Natalie Payson has been having nightmares ever since she left her hometown of Bernier, Maine. Not the usual nightmares where you wake in a sweat, but the nightmares that seem like history. Nightmares that feel real. So Natalie heads back to Bernier to face her nightmares head-on. Will she discover what the nightmares mean?
The first thing I was drawn to about this book was the cover art. I’m a sucker for great covers, and The Door to January’s cover is definitely amazing. It has an icy, wintery undertone with a shadowy figure pressed up against what seems to be glass. Very cool, and I have to give kudos to whoever designed it.
Now, onto the story. I really liked the main character, Natalie. Even though she was a teenager, I didn’t find her annoying or over-dramatized. Frequently, authors will make teenager characters childish and whiny, but that was not the case with Natalie. Natalie was very independent, and you could tell she wanted to do things on her own. However, that didn’t stop her from asking for help when it was needed.
I also liked the secondary character Teddy. He was supportive of Natalie every step of the way and was a great friend to her. But even though he was supportive, he didn’t blindly agree with everything she said. He questioned her motives, but at the end of the day was always right by her side. It’s a characteristic anyone would find endearing.

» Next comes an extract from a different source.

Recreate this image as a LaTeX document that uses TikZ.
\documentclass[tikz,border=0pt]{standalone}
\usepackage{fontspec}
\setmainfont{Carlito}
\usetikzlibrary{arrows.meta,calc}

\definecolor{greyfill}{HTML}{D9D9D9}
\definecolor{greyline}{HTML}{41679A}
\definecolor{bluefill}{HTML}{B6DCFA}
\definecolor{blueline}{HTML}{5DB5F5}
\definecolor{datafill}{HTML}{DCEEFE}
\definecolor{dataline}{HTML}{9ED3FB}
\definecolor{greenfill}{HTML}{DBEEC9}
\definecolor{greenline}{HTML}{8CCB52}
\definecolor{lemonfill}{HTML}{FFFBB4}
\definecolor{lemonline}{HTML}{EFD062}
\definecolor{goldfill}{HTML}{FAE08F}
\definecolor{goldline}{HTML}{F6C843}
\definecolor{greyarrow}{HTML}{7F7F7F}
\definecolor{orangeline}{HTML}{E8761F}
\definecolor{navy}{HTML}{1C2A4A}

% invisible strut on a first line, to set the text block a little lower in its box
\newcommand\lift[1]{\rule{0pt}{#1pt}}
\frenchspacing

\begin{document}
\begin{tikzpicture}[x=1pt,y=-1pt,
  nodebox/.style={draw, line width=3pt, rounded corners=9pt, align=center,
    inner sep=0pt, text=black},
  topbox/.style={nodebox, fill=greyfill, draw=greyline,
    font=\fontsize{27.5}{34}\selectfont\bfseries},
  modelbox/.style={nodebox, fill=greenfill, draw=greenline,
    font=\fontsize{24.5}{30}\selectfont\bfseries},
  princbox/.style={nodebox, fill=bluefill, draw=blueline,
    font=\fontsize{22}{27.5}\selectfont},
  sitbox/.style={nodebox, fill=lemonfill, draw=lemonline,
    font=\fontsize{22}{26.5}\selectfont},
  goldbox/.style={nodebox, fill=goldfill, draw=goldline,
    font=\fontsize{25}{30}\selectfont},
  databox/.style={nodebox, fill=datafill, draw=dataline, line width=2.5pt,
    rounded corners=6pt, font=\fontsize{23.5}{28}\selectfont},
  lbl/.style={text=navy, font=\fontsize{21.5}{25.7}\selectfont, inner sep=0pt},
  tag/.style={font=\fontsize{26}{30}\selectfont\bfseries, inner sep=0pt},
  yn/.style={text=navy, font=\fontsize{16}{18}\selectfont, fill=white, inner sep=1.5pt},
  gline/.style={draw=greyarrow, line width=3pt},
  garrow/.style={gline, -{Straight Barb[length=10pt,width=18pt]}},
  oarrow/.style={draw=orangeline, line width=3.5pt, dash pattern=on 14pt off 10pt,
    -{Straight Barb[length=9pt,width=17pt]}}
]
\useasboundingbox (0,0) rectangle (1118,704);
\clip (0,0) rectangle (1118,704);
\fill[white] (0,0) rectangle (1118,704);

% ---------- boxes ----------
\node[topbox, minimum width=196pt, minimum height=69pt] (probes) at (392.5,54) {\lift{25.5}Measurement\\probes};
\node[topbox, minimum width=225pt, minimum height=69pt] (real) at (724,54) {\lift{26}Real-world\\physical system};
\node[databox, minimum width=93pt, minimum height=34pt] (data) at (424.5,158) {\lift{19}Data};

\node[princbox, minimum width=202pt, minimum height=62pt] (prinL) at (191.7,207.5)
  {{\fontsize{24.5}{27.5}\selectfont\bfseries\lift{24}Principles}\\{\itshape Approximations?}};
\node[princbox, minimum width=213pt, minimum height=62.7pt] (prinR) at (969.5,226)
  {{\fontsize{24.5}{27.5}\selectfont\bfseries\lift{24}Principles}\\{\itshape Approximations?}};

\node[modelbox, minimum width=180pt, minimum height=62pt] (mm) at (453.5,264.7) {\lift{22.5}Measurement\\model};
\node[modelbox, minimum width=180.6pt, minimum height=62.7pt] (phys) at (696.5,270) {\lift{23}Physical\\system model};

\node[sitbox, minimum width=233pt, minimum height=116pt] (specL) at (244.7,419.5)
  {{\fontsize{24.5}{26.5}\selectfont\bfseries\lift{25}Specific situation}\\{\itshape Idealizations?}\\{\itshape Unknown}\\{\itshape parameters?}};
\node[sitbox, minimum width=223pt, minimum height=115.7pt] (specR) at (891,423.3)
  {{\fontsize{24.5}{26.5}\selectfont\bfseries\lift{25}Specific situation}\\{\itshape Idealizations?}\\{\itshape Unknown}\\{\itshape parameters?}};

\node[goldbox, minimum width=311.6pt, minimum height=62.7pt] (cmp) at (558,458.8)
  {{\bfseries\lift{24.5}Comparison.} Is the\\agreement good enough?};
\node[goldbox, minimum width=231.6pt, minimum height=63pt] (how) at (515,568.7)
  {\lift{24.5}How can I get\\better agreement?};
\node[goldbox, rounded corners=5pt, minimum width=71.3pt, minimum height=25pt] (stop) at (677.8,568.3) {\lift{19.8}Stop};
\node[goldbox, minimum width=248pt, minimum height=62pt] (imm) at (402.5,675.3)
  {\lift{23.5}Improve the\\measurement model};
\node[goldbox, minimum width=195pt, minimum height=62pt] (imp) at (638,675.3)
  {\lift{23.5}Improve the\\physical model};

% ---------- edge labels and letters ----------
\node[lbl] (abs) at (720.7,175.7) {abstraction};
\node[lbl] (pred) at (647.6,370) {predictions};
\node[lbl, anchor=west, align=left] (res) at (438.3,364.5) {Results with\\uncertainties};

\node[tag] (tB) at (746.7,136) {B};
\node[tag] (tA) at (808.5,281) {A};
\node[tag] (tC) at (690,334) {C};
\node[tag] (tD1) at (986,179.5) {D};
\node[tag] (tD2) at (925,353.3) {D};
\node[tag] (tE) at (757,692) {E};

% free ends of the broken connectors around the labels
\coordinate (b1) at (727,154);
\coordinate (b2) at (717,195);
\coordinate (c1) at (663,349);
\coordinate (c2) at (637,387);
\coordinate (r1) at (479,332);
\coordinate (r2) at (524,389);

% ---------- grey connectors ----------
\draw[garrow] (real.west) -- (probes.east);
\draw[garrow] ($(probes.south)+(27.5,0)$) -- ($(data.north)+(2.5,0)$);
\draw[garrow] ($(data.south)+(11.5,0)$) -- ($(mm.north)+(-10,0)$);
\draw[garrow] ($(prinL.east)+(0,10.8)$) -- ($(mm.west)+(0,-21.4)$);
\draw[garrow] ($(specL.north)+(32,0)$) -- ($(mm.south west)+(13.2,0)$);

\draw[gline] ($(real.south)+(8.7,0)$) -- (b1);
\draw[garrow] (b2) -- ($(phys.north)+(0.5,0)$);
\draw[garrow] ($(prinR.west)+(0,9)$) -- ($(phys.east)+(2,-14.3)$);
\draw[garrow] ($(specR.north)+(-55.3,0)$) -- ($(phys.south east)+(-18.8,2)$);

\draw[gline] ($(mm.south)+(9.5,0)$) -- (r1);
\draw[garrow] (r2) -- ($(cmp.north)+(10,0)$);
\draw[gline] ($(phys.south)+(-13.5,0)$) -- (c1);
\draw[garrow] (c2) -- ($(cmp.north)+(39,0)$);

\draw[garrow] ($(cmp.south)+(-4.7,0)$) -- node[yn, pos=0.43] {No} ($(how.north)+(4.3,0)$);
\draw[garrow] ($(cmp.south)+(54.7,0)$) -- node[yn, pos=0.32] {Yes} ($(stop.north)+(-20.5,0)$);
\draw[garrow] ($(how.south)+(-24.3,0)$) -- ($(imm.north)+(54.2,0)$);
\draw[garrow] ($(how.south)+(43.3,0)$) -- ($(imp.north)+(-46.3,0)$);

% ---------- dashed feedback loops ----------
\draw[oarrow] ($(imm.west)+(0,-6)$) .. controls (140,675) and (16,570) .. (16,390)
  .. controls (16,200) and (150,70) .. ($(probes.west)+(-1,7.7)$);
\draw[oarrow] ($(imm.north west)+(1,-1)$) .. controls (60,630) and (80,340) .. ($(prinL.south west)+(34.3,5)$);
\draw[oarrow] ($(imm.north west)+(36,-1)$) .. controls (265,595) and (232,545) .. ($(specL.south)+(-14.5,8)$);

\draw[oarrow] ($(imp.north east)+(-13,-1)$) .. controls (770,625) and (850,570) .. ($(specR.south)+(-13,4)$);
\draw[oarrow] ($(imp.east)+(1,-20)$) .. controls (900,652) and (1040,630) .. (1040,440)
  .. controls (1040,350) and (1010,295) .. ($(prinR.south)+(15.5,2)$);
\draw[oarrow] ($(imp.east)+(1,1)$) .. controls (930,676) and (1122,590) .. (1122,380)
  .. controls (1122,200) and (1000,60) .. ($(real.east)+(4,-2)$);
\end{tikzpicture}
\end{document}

My only complaint would have to be that it took a little while for me to get into the book. I wasn’t sure what to expect when I requested it, but around a third of the way through it started to really pick up and I greatly enjoyed it. I also really liked the way the author easily explained things without sounding too juvenile. Oftentimes in young adult books (especially 12+), authors have a tendency to talk down to their readers, but Gillian French didn’t do this once, and it was something I greatly appreciated.
Overall, this is a great, swift read for anyone who likes paranormal fiction.